▸ Given instruction
Exactly retype the opening line of the entries and every line after it, ending with the line that contains "plt.rcParams['font.family'] = ['Open". Skip all pictures.
### Source records ###
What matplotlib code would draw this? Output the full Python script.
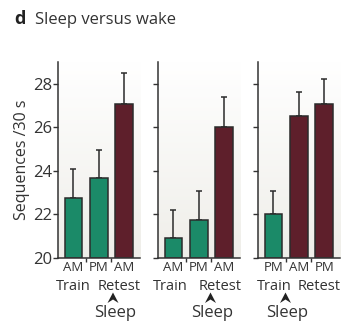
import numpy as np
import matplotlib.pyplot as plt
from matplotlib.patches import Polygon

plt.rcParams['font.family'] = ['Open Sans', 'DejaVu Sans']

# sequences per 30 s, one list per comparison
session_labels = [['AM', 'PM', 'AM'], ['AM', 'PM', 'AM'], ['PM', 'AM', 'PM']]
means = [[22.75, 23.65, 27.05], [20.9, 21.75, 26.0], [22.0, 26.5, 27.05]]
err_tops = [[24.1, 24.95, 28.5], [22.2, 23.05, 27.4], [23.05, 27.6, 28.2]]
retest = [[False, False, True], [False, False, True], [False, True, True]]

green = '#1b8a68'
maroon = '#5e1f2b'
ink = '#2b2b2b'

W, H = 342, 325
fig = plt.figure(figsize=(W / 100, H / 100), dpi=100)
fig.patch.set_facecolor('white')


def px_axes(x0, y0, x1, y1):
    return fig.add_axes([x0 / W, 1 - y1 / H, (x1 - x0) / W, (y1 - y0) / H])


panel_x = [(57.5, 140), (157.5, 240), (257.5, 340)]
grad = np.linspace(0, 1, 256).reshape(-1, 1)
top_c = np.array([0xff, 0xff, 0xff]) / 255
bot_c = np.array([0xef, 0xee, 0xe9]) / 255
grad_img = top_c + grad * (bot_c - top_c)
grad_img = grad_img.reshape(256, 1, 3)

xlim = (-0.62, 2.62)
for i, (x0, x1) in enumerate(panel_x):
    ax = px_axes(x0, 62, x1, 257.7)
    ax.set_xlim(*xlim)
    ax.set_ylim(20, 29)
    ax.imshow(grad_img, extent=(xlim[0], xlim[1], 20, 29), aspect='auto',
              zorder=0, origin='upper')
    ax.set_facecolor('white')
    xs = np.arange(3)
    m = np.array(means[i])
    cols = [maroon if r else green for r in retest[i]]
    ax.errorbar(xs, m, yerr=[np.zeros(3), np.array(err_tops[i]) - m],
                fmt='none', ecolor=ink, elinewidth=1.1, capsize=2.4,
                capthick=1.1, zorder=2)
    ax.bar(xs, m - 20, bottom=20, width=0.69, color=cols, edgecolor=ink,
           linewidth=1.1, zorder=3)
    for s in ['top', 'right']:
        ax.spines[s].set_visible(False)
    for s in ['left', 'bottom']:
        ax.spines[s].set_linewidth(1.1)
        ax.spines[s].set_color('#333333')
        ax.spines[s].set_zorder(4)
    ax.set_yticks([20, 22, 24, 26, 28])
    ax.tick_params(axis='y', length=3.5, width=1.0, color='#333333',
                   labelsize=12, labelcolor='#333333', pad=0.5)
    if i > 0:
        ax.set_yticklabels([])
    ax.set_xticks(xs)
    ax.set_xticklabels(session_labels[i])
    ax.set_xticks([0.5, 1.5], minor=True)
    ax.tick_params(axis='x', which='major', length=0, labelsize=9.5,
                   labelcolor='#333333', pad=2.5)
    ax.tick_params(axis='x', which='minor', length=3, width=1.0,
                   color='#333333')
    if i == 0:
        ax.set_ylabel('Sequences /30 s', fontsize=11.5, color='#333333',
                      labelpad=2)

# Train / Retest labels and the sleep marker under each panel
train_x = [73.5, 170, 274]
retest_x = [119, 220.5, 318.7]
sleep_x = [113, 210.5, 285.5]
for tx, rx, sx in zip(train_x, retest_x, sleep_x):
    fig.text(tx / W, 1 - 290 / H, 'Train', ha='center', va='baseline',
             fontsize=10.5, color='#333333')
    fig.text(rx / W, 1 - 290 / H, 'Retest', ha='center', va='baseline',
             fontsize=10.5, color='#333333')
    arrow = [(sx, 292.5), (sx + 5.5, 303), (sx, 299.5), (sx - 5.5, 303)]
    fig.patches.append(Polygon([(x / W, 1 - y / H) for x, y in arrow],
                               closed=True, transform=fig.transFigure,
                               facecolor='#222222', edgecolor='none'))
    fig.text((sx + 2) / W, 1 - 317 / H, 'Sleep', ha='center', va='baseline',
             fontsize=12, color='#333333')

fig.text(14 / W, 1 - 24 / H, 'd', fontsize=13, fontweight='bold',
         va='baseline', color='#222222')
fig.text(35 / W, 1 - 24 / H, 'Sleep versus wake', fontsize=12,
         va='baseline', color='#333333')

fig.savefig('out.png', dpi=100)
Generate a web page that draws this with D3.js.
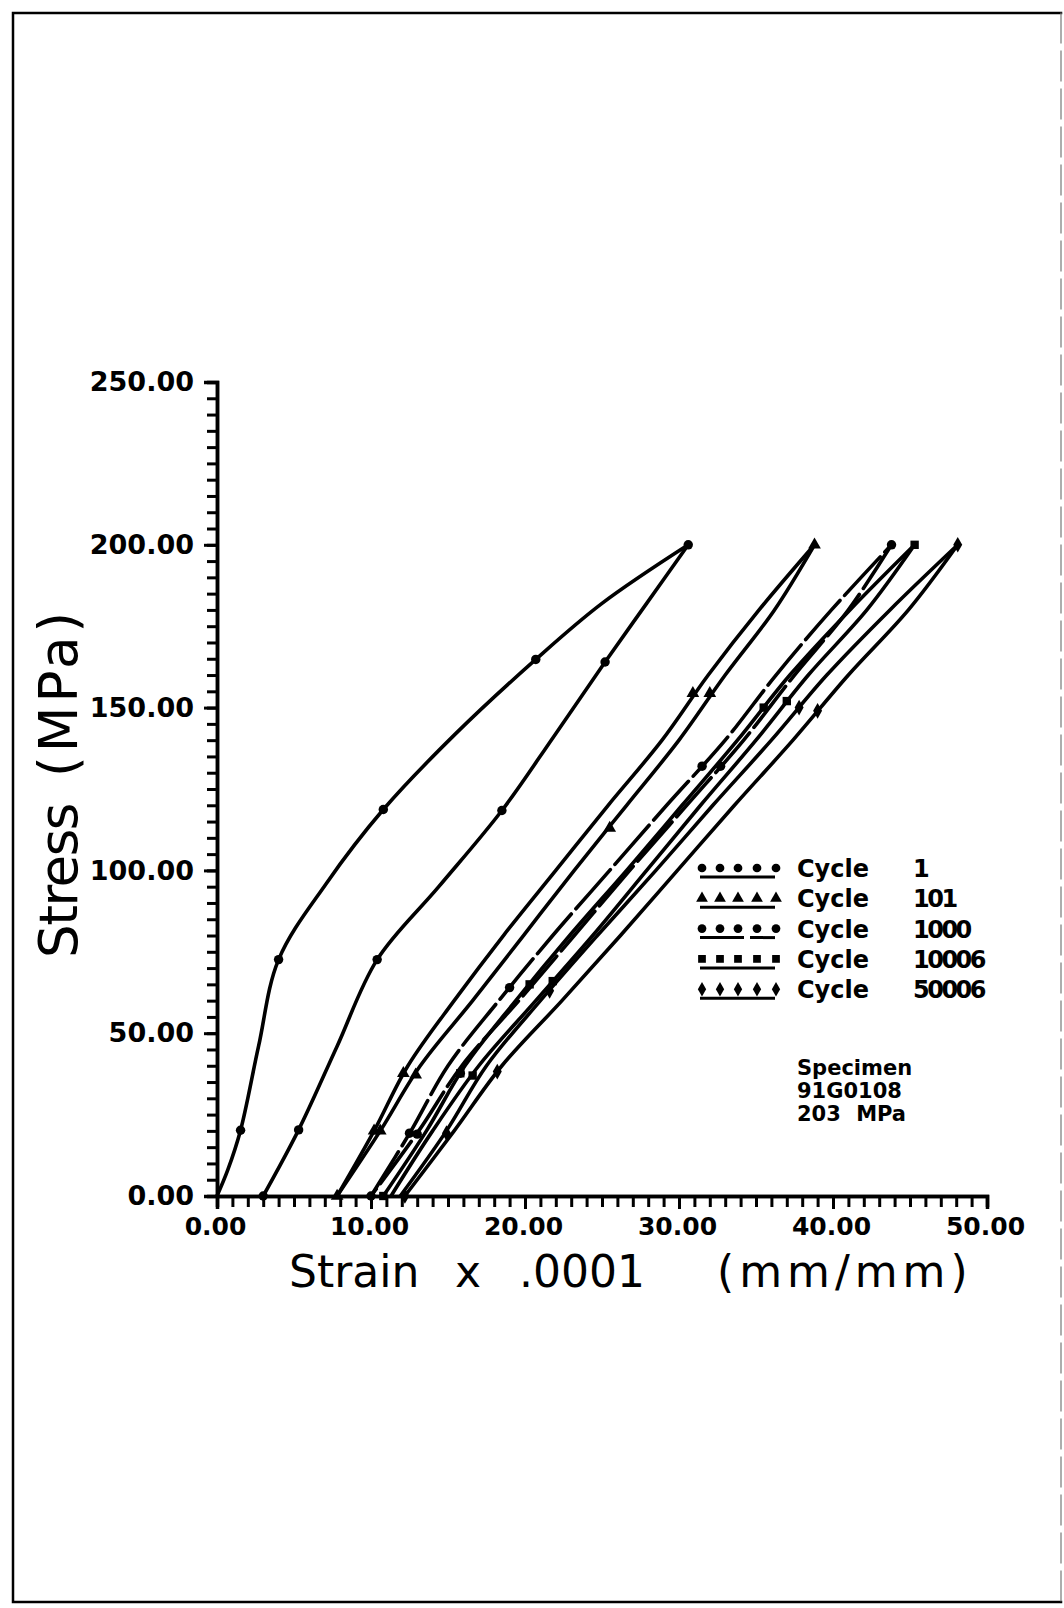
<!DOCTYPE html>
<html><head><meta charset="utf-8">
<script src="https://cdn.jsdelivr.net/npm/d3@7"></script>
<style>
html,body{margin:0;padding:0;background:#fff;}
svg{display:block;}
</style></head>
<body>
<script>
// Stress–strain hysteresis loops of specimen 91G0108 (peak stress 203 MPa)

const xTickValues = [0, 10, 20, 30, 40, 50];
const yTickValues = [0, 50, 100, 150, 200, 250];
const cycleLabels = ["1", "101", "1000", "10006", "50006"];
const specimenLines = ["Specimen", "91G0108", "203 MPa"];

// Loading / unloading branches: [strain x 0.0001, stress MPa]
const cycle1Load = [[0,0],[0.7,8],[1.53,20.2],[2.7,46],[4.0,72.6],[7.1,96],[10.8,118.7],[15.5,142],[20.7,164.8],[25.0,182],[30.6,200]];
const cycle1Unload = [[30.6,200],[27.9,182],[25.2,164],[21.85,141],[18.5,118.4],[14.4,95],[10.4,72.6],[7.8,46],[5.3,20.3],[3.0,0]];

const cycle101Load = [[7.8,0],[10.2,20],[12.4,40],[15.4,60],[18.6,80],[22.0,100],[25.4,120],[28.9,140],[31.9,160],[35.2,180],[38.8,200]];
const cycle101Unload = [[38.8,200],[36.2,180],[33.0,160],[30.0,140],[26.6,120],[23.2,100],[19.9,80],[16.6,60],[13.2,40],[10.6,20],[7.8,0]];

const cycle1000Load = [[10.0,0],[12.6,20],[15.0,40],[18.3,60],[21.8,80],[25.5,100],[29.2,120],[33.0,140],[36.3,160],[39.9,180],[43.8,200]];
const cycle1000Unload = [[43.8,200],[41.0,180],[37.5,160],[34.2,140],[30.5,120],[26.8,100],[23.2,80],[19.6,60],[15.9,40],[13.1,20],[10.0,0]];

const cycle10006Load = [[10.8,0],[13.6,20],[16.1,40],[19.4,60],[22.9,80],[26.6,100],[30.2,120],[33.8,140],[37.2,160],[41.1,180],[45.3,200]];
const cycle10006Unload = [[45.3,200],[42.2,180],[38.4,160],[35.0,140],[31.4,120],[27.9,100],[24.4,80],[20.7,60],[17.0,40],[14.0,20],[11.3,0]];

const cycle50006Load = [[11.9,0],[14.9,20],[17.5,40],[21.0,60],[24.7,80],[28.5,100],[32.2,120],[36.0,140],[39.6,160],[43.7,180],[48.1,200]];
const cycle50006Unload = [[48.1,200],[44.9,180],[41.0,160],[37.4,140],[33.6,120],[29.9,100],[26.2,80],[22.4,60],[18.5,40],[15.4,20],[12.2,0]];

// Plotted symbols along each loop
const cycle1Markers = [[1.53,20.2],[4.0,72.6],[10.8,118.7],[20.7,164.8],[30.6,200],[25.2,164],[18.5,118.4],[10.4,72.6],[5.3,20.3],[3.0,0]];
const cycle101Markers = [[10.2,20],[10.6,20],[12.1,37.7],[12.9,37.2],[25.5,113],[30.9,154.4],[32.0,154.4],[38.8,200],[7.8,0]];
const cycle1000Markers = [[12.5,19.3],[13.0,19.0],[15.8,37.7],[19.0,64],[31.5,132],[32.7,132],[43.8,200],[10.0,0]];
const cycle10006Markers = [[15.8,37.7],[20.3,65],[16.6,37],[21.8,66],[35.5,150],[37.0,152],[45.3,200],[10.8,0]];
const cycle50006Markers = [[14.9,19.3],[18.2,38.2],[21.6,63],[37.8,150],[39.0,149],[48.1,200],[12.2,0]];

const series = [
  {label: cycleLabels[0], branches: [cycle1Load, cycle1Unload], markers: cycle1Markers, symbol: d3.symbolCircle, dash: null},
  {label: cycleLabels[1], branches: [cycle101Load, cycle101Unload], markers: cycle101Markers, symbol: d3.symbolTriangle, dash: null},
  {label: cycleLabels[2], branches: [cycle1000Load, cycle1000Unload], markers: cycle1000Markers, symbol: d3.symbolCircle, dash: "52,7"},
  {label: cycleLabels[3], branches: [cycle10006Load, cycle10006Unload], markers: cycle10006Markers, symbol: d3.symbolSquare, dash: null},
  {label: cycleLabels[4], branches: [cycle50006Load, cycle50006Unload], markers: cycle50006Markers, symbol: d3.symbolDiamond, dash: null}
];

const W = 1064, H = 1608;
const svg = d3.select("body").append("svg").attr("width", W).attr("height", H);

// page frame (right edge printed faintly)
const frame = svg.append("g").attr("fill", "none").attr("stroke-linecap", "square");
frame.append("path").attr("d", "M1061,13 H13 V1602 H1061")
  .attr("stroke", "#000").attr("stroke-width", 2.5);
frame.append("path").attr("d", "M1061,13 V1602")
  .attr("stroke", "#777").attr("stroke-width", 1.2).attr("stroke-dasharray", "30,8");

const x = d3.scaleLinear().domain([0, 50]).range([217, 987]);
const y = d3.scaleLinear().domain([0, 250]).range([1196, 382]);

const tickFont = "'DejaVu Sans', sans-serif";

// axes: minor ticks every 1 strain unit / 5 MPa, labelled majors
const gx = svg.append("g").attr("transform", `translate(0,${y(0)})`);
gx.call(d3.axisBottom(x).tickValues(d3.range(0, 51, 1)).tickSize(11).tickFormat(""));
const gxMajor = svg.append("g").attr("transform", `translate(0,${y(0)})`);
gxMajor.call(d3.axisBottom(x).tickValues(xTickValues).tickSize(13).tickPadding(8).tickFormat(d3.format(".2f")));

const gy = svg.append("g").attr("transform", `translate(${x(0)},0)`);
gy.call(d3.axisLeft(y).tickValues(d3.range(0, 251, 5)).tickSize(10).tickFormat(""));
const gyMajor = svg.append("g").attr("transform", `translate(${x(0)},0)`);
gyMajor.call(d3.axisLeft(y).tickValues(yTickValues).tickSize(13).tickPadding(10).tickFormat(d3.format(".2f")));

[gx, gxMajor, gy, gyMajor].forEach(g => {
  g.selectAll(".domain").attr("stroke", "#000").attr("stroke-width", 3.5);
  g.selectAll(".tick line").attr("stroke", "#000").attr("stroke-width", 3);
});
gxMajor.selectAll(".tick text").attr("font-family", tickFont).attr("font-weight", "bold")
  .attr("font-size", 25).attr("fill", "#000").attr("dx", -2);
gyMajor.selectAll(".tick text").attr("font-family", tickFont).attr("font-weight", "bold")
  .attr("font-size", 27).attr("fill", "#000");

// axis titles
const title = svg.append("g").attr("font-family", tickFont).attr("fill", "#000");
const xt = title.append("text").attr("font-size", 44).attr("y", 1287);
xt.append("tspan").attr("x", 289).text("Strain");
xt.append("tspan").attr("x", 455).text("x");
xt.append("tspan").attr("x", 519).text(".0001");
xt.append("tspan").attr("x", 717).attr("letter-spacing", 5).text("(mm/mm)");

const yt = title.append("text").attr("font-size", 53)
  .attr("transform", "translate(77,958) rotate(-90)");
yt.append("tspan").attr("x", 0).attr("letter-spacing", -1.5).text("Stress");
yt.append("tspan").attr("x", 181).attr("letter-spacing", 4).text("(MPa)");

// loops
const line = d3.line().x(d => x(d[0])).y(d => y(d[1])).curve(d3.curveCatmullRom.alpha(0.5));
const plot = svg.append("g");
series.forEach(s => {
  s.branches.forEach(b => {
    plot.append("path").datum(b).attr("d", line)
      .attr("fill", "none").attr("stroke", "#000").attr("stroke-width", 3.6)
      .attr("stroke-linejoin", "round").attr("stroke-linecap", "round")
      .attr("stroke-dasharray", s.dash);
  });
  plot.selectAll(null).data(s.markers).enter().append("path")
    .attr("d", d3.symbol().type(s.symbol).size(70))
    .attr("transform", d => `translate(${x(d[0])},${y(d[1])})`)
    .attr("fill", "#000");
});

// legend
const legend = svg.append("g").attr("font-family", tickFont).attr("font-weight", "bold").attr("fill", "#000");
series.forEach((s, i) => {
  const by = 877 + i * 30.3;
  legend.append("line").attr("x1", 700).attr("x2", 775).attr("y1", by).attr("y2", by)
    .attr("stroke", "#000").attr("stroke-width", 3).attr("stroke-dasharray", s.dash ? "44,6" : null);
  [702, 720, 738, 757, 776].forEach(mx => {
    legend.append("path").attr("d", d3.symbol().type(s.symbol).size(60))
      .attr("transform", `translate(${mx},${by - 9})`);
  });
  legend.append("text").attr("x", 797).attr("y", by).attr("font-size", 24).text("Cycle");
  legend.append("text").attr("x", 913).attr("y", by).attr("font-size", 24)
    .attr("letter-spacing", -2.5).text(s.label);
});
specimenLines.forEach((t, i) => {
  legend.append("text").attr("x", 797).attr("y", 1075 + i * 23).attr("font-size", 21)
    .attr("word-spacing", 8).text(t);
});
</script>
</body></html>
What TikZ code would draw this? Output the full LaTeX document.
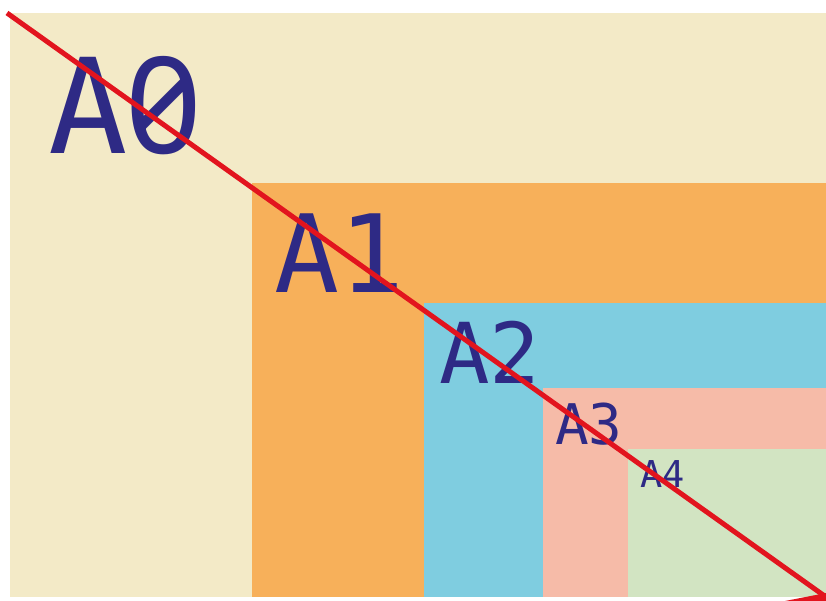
###
▸ The output
What matplotlib code would draw this? Output the full Python script.
import numpy as np
import matplotlib.pyplot as plt
from matplotlib.patches import Polygon

plt.rcParams['font.family'] = ['Open Sans', 'DejaVu Sans']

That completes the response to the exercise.